Be a talent developer. Yes, managers of agile talent need to coach and invest in the development of their external experts. Good managers coach their external talent to work effectively within the organization and provide ongoing feedback and respond to calls and emails in a timely manner. And managers develop their own internal people by ensuring that top agile talent leaves behind some of their expertise through formal and informal training.
Ask for feedback from everyone affected by your agile talent decisions. It’s not enough for your team to hit its marks; it has to be committed to the success of the teams it depends on and those that depend on it. That, in turn, means you have to be attentive and connected to those other teams and invest in building those individual relationships. Closely related to this is the importance of after-action review: getting agile talent right depends on continuous improvement in selecting the right talent, building the partnership, and figuring out how the work is planned, communicated, and executed.
Nudge the system toward better alignment. We say “nudge” rather than “steer” or “lead” because middle managers don’t have the license or authority to drive big system changes.

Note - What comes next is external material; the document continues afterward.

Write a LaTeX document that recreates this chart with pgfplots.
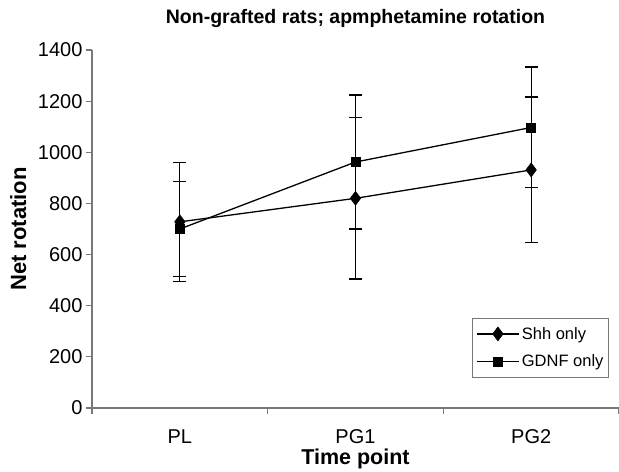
\documentclass[border=0pt]{standalone}
\usepackage{fontspec}
\setmainfont{Liberation Sans}
\usepackage{pgfplots}
\pgfplotsset{compat=1.18}
\usepackage{pgfplotstable}
\definecolor{axgray}{RGB}{120,120,120}

\pgfplotstableread{
x y e
0 728 232
1 820 315
2 931 285
}\shh
\pgfplotstableread{
x y e
0 700 186
1 962 262
2 1097 236
}\gdnf

\begin{document}
\begin{tikzpicture}
\begin{axis}[
  scale only axis,
  width=527pt, height=358pt,
  xmin=-0.5, xmax=2.5, ymin=0, ymax=1400,
  axis x line=bottom, axis y line=left,
  axis line style={-, draw=axgray, line width=1.2pt},
  tick style={draw=axgray, line width=1.2pt},
  tick align=outside,
  xtick={0,1,2}, xticklabels={PL,PG1,PG2},
  major x tick style={draw=none},
  minor xtick={-0.5,0.5,1.5,2.5},
  minor tick length=6pt, major tick length=6pt,
  ytick={0,200,...,1400},
  /pgf/number format/assume math mode=true,
  /pgf/number format/1000 sep={},
  ticklabel style={font=\fontsize{20}{23}\selectfont, text=black},
  xticklabel style={yshift=-12pt},
  title={Non-grafted rats; apmphetamine rotation},
  title style={font=\bfseries\fontsize{19.5}{23}\selectfont, at={(axis description cs:0.5,1.072)}, anchor=center},
  xlabel={Time point},
  ylabel={Net rotation},
  xlabel style={font=\bfseries\fontsize{21.5}{26}\selectfont, at={(axis description cs:0.5,-0.141)}, anchor=center},
  ylabel style={font=\bfseries\fontsize{22}{26}\selectfont, at={(axis description cs:-0.14,0.5)}, anchor=center},
  legend style={at={(0.981,0.085)}, anchor=south east, draw=axgray, line width=1pt,
    font=\fontsize{16.5}{19}\selectfont, row sep=10pt, inner xsep=3pt, inner ysep=7pt},
  legend cell align=left,
  legend image code/.code={
    \draw[mark repeat=2, mark phase=2, #1] plot coordinates {(0cm,0cm)(0.75cm,0cm)(1.5cm,0cm)};
  },
  every axis plot/.append style={line width=1.3pt},
  error bars/y dir=both, error bars/y explicit,
  error bars/error mark options={rotate=90, mark size=6.5pt, line width=1.3pt},
  error bars/error bar style={line width=1.3pt},
  clip=false,
]
\addplot[black, mark=diamond*, mark size=7pt, mark options={solid, line width=0.5pt}]
  table[x=x, y=y, y error=e] {\shh};
\addplot[black, mark=square*, mark size=4.5pt, mark options={solid, line width=0.5pt}]
  table[x=x, y=y, y error=e] {\gdnf};
\legend{Shh only, GDNF only}
\end{axis}
\pgfresetboundingbox
\path[use as bounding box] (current axis.south west) ++(-92pt,-63pt) rectangle ([yshift=50pt]current axis.north east);
\end{tikzpicture}
\end{document}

But they can nudge around the edges of the work system and drive helpful changes that reduce friction. A good manager in this model of agile talent remembers Casey Stengel’s explanation of good baseball club management: “I try not to trip my players on their way out of the dugout.”
While the transformation of today’s workforce to a mostly agile one will take time, many more organizations are ramping up their use of “expertise on tap” in order to acquire and master the capabilities they need to perform and grow. Managers who focus on the practices above will thrive and build teams that outperform in the digital, connected world of talent.